Дарья Степановна поинтересовалась моим самочувствием. Тем самым голосом, которым там, в подвале повторяла: «Не надо. Пожалуйста, не надо…». Вот только изменились его интонации. Как и обстоятельства, при которых я его слышал.
Кирова деловито рассматривала мои глаза, нащупала на запястье пульс. Вела себя, как обычный опытный, уверенный в своих навыках и знаниях врач, осматривавший пациента. А не как бывшая пленница маньяка, узнавшая своего спасителя. Что меня безумно порадовало. Ни словом, ни взглядом Кирова не показала, что узнала во мне «того парня в будёновке». Она в общих словах поведала об операции (пуля Бобровой задела сердце), сообщила, что «главная опасность позади». Проинформировала о дальнейшем лечении.
Её спокойный тон убаюкивал, заставлял меня зевать. Я рассматривал лицо Дарьи Степановны — не заметил, как из палаты ушла Нежина. Слушал рекомендации врача, молча кивал. Чувствовал, как наливались тяжестью мои веки — всё трудней становилось держать их приподнятыми. Не стал противиться сонливости. Внял словам Дарьи Степановны — закрыл глаза. Голос Кировой отдалился. Я прислушивался к нему, погружаясь в дремоту. И уже сквозь сон почувствовал, как женская рука заботливо убрала с моего лба холодную и влажную от пота чёлку.
* * *
Утром Дарья Степановна в моей палате не появилась. Осматривал меня другой врач. Он обрадовал меня сообщением, что пролежу в больнице как минимум три недели. «Ну а как вы хотели, батенька? — сказал розовощёкий доктор. — Надеялись со свежим шрамом на сердце вот так быстро вскочить с кровати и пуститься в пляс? Даже не надейтесь. Побудете у нас недельки три. И это в лучшем случае. Больше спите. И время пролетит незаметно». Я воспользовался его советом — только и делал, что спал. Как и два моих соседа по палате, которых едва ли не в один день со мной перевели в хирургию.

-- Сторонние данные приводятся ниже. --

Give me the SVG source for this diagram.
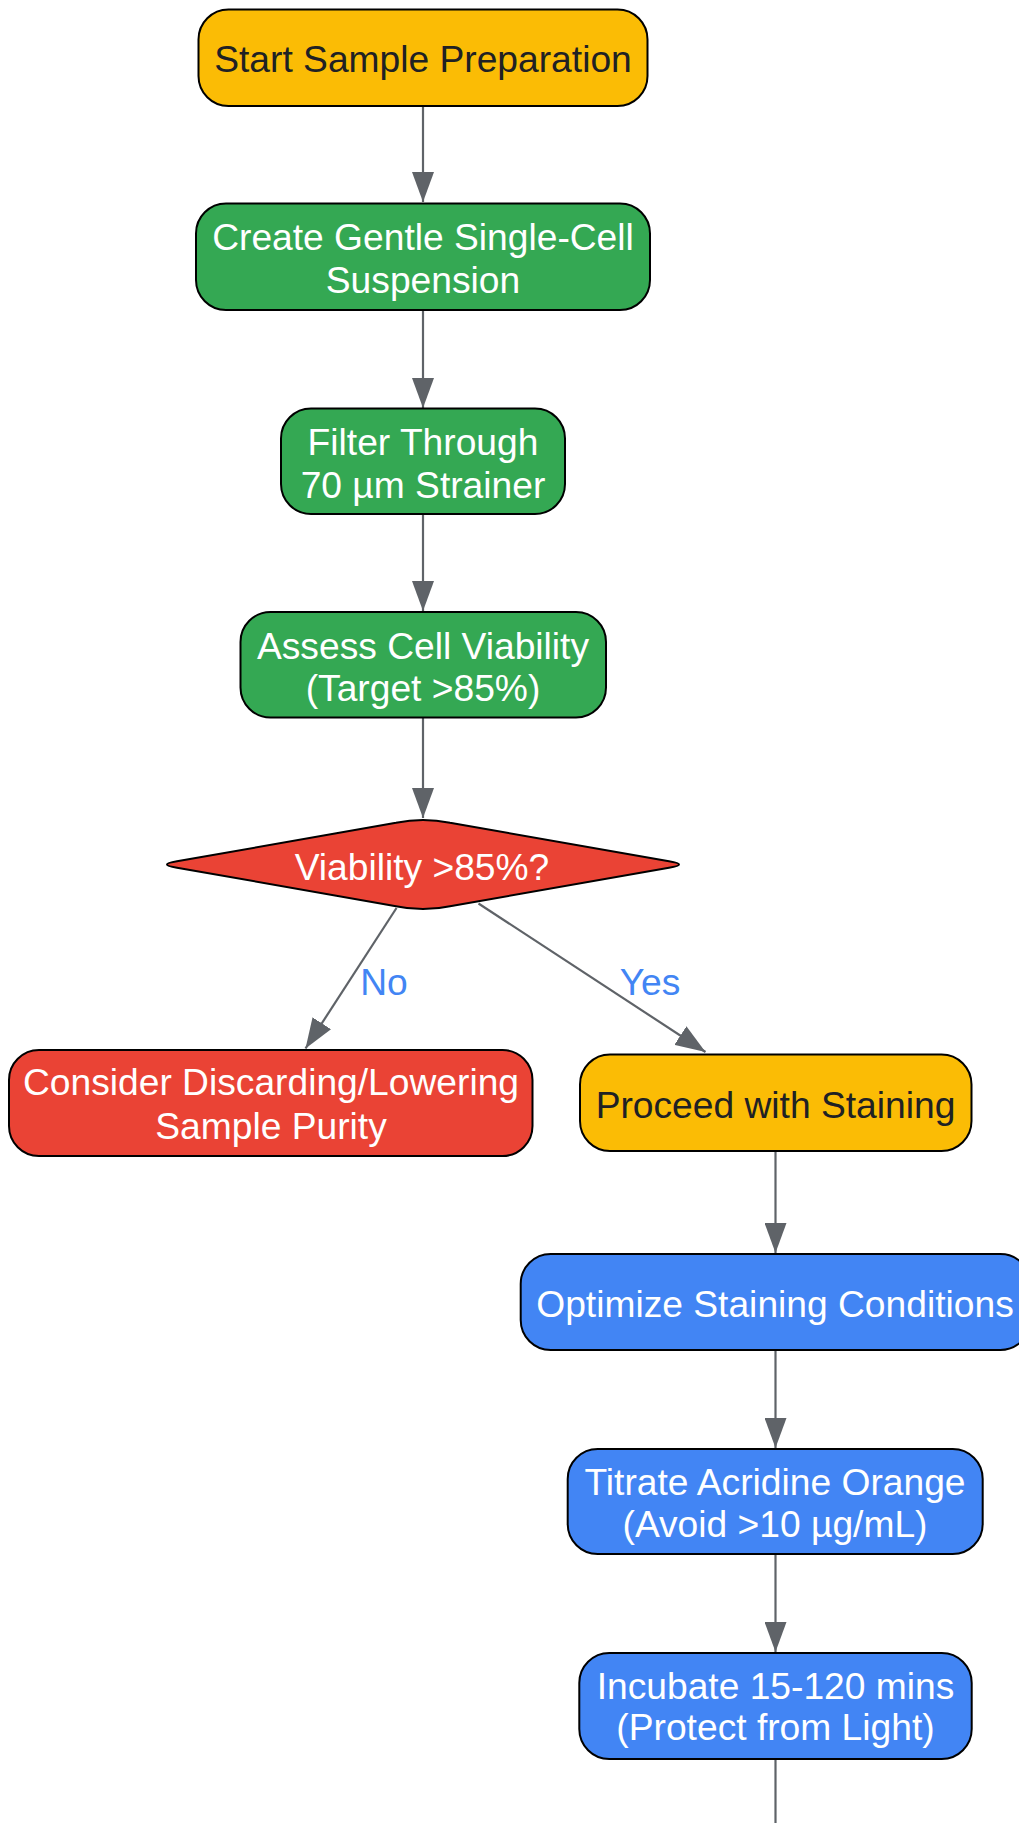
<svg xmlns="http://www.w3.org/2000/svg" width="1019" height="1823" viewBox="0 0 1019 1823">
<style>
.n{stroke:#000;stroke-width:2}
.y{fill:#FBBC05}.g{fill:#34A853}.r{fill:#EA4335}.b{fill:#4285F4}
text{font-family:"Liberation Sans",Arial,sans-serif;font-size:37.2px;text-anchor:middle}
.tw{fill:#fff}.td{fill:#202124}.tl{fill:#4285F4}
.e{stroke:#5f6368;stroke-width:2.2;fill:none;marker-end:url(#ah)}
</style>
<defs>
<marker id="ah" markerUnits="userSpaceOnUse" markerWidth="30" markerHeight="22" refX="30" refY="11" orient="auto">
<path d="M0,0 L30,11 L0,22 z" fill="#5f6368"/>
</marker>
</defs>
<rect width="1019" height="1823" fill="#fff"/>
<g id="connectors">
<line class="e" x1="423" y1="106" x2="423" y2="202"/>
<line class="e" x1="423" y1="310" x2="423" y2="408"/>
<line class="e" x1="423" y1="514" x2="423" y2="611"/>
<line class="e" x1="423" y1="718" x2="423" y2="818"/>
<line class="e" x1="396.5" y1="908" x2="305.5" y2="1048.5"/>
<line class="e" x1="478.5" y1="903.5" x2="705.5" y2="1052"/>
<line class="e" x1="775.5" y1="1151" x2="775.5" y2="1253"/>
<line class="e" x1="775.5" y1="1350" x2="775.5" y2="1448"/>
<line class="e" x1="775.5" y1="1554" x2="775.5" y2="1652"/>
<line class="e" x1="775.5" y1="1759" x2="775.5" y2="1860"/>
<text class="tl" x="384" y="995">No</text>
<text class="tl" x="650" y="995">Yes</text>
</g>
<g id="start">
<rect class="n y" x="198.5" y="9.5" width="449" height="96.5" rx="30"/>
<text class="td" x="423" y="72">Start Sample Preparation</text>
</g>
<g id="suspension">
<rect class="n g" x="196" y="203.5" width="454" height="106.5" rx="30"/>
<text class="tw" x="423" y="250">Create Gentle Single-Cell</text>
<text class="tw" x="423" y="292.5">Suspension</text>
</g>
<g id="filter">
<rect class="n g" x="281" y="408.5" width="284" height="105.5" rx="30"/>
<text class="tw" x="423" y="455">Filter Through</text>
<text class="tw" x="423" y="497.5">70 µm Strainer</text>
</g>
<g id="assess">
<rect class="n g" x="240.5" y="612" width="365.5" height="105.5" rx="30"/>
<text class="tw" x="423" y="658.5">Assess Cell Viability</text>
<text class="tw" x="423" y="701">(Target &gt;85%)</text>
</g>
<g id="decision">
<path class="n r" d="M396,822.8 Q423,817 450,822.8 L669,861.3 Q689,864.5 669,867.7 L450,906.2 Q423,912 396,906.2 L177,867.7 Q157,864.5 177,861.3 Z"/>
<text class="tw" x="422" y="880">Viability &gt;85%?</text>
</g>
<g id="discard">
<rect class="n r" x="9" y="1050" width="523.5" height="106" rx="30"/>
<text class="tw" x="271" y="1095">Consider Discarding/Lowering</text>
<text class="tw" x="271" y="1138.5">Sample Purity</text>
</g>
<g id="proceed">
<rect class="n y" x="580" y="1054.5" width="391.5" height="96.5" rx="30"/>
<text class="td" x="775.5" y="1117.5">Proceed with Staining</text>
</g>
<g id="optimize">
<rect class="n b" x="520.7" y="1254" width="509.6" height="96" rx="30"/>
<text class="tw" x="775" y="1316.5">Optimize Staining Conditions</text>
</g>
<g id="titrate">
<rect class="n b" x="567.7" y="1449" width="415" height="105" rx="30"/>
<text class="tw" x="775" y="1495">Titrate Acridine Orange</text>
<text class="tw" x="775" y="1537">(Avoid &gt;10 µg/mL)</text>
</g>
<g id="incubate">
<rect class="n b" x="579.3" y="1653" width="392.4" height="106" rx="30"/>
<text class="tw" x="775.5" y="1698.5">Incubate 15-120 mins</text>
<text class="tw" x="775.5" y="1740">(Protect from Light)</text>
</g>
</svg>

Не увидел я Дарью Степановну Кирову и на следующий день. Моим лечением занимался всё тот же мужичок с пухлыми щеками, что присвоил мне имя «батенька». Зато появилась молодая женщина следователь. Под присмотром строгой медсестры засыпала меня вопросами. Старалась говорить тихо, елейным голосом (точно придерживалась чьей-то строгой инструкции). Отвечал ей коротко, будто из последних сил — изображал немощного больного. Понял со слов девицы, что Надя Боброва «раскололась по полной программе» — призналась во всех своих грехах: и в том, что стреляла в меня, и в желании убить Свету Пимочкину.
Боброва заявила на допросе, что солгала Свете о том, что это я в Пушкинском парке назначил Пимочкиной свидание. Но сказала: меня она в парк не приглашала. И вот эти её слова я назвал ложью и провокацией. Потому что моя версия звучала иначе. Я настаивал на том, что Надя позвала в парк и меня. Вот только мне она назначила встречу с Пимочкиной не на половину одиннадцатого ночи — на двадцать один час. И я почти три часа бродил в одиночестве по парку, «смиренно» надеясь, что Света не забыла обо мне, а опаздывала. Следователь поинтересовалась, почему я так долго ждал, почему не ушёл.
— Потому что мне очень нужно было с ней поговорить, — ответил я.
Не знаю, как именно эти мои слова просочились за пределы палаты, но уже на следующий день мне напомнила о них Пимочкина, когда явилась меня проведать.
— О чём ты тогда хотел со мной поговорить, Саша? — спросила она.
Её слова не застали меня врасплох.
Потому что в больнице у меня было достаточно времени, чтобы придумать правдоподобное объяснение своему согласию на встречу со Светой в парке.
— Я хотел попросить у тебя прощения.
— За что? — сказала Пимочкина. — За тот твой спор с Авериным?